= Dot-com party =

Social event hosted by an Internet-related business

A dot-com party (often known as an Internet party or more generally, a launch party) is a social and business networking party hosted by an Internet-related business, typically for promotional purposes or to celebrate a corporate event such as a product launch, venture funding round, or corporate acquisition.

==History==

Dot-com parties became a notorious part of the culture of the American "dot-com" business era of 1997 to 2001, particularly in the San Francisco Bay Area.

Dot-com parties, compared to "scenes from The Great Gatsby", were markedly different from conventional corporate entertainment, which tends to be more private, and often fancier if less ostentatious. Common features of dot-com parties included live bands, decorations, product demonstrations, gatecrashers, exotic or fancy venues, excessive alcohol consumption, and "schwag bag" giveaways. Some popular alternative musicians such as Elvis Costello, Beck, the B-52s, and Moby, were particularly active on the Internet circuit. Some Internet entrepreneurs such as Craig Newmark and Patty Beron (sfgirl.com) were well known for hosting and attending the events. Other noted Internet partiers included Oliver Muoto and the founders of a public relations firm, Marino & Associates. Guest appearances by Internet-meme celebrities such as Mahir were also popular.

During the height of the era 15 to 20 such events took place per week in San Francisco alone. The hosts were typically Internet start-up companies, although some events were held by service providers, magazine publishers, venture-capital firms, and industry organizations. Trade shows such as SIGGRAPH, Macworld, and COMDEX would have several parties per night, some open but mostly by invitation. Various gossip blogs, newspaper columns, and websites such as DrinkExchange, WorkIt, sfgirl.com, Fucked Company, and the A-List, regularly chronicled the exploits of the companies and their dot-com party guests.

Time magazine called The Industry Standards rooftop parties a "San Francisco Institution". The "ultimate" dot-com party was arguably the iBASH'99 launch party held at the MGM Grand Las Vegas at a cost of more than $10 million, featuring The Who and the Dixie Chicks. Its host, Pixelon, was a sham company that went bankrupt within less than a year.

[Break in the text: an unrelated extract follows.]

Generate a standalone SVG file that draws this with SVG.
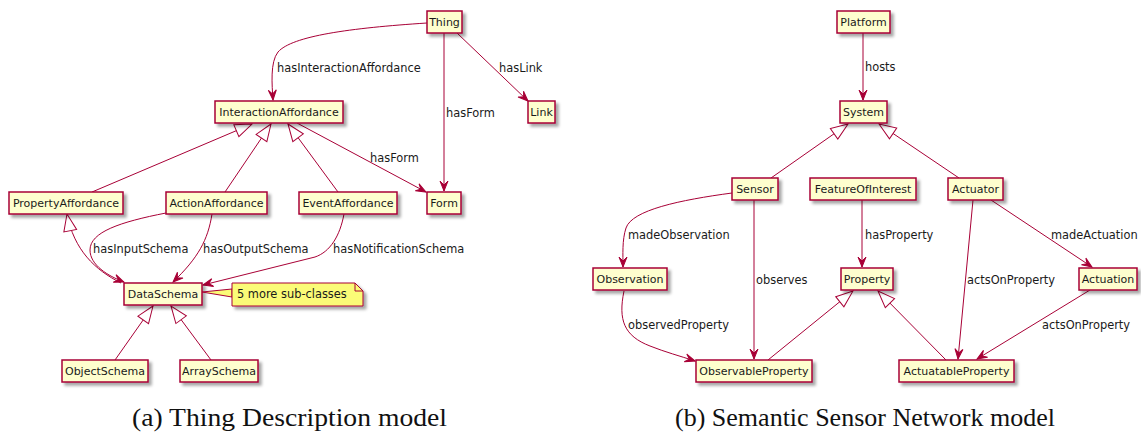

By late 2000 funding for parties had begun to dry up as corporate events became more frugal and private, less ostentatious, and more closely directed to achieving specific business goals. During the final days of the dot-com bubble, company-hosted parties gave way to trade-show and industry mixers that typically cost $40,000 to $60,000 to host. The subsequent crash of the venture finance-backed Internet industry in 2001 saw a lull in public celebrations, although there were some nostalgic events in honor of the massive layoffs and demise of many companies such as sfgirl's "pink slip parties" and similar events in New York City, which also became a focus of corporate recruiters. The San Francisco Chronicle noted the rise and fall of dot-com parties when comparing the lavish 2000 Webby Awards to the 2004 awards, which had no live show or organized celebration at all.

==Resurgence==
In the late 2000s, social network services such as Yelp.com and Foursquare held frequent parties for their members as a way to reward loyalty and participation among their members, sign up new members, and channel promotional goods and services from their paid sponsors. With a return of venture capital investment following the great recession, startups such as Airbnb began to host Internet office parties once again, to celebrate office moves and product launches.

==Legacy==
One innovation of early dot-com parties, email invite lists and online RSVP lists, continued and has become a key feature of online event marketing, "events" features of online social networking services such as Facebook, and event promotion services. Websites that list upcoming parties and events, sometimes in exchange for paid sponsorships, are now common in most cities and most industries worldwide.

Some websites such as Craigslist, and Ryze (an early predecessor of Friendster) that were started in order to organize or publicize dot-com parties, became major companies in their own right.

==Commentary==
Although companies often justified party throwing as a tool for branding, sales, marketing buzz, publicity, and recruitment, they rarely tracked the success or financial return from the money spent. In reality, at a typical party most guests were uninvited and typically had no idea who the host was or what business they were in. Many commentators criticized the events as wasteful displays of wealth, poor planning of inexperienced managers, or excuses for binge drinking.

Business historian Nancy Koehn noted that "Never before, not during the textile, transportation or steel booms, have companies spent so much money on people who don't work for them". Salon.com, commenting on the excess, compared dot-com parties to more traditional corporate entertainment: "Wall Street never thought to invite half of Manhattan".